Bannock baking as dampers over the bread baking fire

As much as I love making bread, if you are pushed for time and hungry then a bannock is just the answer, it’s really quick and easy to make.

  1. Measure out ½ mug of good quality bread baking flour (350ml mug), ¾ teaspoon of baking powder, 2-3 dessert spoons of milk powder, 1 teaspoon of sugar, I like to use muscavado, a brown sugar to add flavour and if you want a more cake like bannock a dessert spoon of whole egg powder.
  2. Mix all these together with sufficient water, warm if you like, to create a slightly sticky dough.
  3. Prepare a stick ready for cooking the bannock, use green wood to reduce the chances of it burning. Trim the bark back to avoid imparting any bitterness to the bread – be careful what wood you choose, a hazel, sycamore, ash or oak stick should be fine. Use a long stick, so you don’t have to be quite so close to the fire and avoid the smoke.
  4. To cook the bannock, roll the dough out into a long sausage and wrap around the stick.

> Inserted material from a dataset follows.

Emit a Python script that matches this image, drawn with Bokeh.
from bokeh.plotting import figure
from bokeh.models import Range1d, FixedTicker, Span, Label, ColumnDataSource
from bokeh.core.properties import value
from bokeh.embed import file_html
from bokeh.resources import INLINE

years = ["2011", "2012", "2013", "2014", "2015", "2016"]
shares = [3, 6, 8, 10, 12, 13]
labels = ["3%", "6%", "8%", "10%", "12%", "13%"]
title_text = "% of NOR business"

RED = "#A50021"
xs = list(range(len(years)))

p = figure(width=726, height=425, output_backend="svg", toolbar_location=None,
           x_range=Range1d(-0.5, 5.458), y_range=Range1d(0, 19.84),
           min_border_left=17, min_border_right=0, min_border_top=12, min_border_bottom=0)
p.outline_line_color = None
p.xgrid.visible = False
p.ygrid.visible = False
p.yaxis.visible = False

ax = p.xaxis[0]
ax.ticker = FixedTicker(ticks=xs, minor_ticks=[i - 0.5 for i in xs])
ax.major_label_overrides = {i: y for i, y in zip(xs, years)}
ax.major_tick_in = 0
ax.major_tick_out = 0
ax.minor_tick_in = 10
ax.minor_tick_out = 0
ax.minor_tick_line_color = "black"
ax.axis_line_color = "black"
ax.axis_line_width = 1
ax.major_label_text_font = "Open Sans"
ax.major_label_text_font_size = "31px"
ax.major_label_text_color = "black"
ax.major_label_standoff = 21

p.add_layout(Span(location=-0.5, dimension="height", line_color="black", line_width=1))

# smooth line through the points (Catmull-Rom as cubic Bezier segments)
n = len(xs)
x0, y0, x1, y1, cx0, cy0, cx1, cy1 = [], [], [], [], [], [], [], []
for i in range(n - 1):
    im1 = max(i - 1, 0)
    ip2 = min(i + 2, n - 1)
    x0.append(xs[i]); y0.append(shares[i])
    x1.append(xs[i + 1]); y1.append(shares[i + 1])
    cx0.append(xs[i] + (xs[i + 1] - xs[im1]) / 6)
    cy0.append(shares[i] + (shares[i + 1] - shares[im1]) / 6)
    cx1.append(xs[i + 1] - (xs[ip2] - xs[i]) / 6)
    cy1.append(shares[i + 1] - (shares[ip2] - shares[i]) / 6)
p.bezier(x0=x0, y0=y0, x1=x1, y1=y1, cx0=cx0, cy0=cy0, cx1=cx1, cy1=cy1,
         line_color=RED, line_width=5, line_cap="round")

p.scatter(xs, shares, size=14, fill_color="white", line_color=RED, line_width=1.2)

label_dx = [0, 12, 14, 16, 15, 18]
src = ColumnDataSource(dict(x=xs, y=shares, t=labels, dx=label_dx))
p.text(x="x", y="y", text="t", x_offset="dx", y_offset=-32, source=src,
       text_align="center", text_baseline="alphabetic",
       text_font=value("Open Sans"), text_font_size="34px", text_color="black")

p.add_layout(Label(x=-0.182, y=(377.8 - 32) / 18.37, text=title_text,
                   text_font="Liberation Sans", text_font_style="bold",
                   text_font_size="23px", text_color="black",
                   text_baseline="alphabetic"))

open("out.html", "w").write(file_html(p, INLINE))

Leave room between the twists around the stick to allow it to rise and cook. It should resemble a helter-skelter, with room for an imaginary marble to roll down! Squash down the ends onto the stick so it doesn’t fall off into the fire.

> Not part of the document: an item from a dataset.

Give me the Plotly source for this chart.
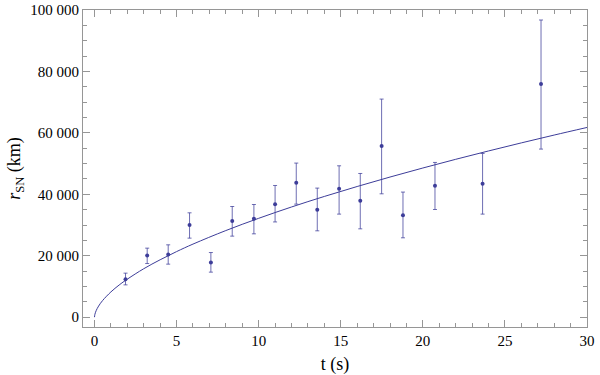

  5. Cook over the embers until golden brown all over. It should be firm to touch but still have some spring to it. Carefully slide off the stick and eat while warm.
  6. Alternatively, rather than use a stick, cook in a heated and oiled cast iron skillet. Press the bannock dough down into the pan so that it is thumb thick. Prop up the skillet near the embers to cook in the radiated heat, turn as and when necessary to cook evenly all over. When the first side is done, turn and repeat. Tradition has it that bannock should be broken, so please don’t cut your bannock.

Thank you to everyone who joined the bread baking workshops at The Bushcraft Show, I hope you enjoy these recipes as much as I do. Don’t forget your homework, there is more bread to be baked!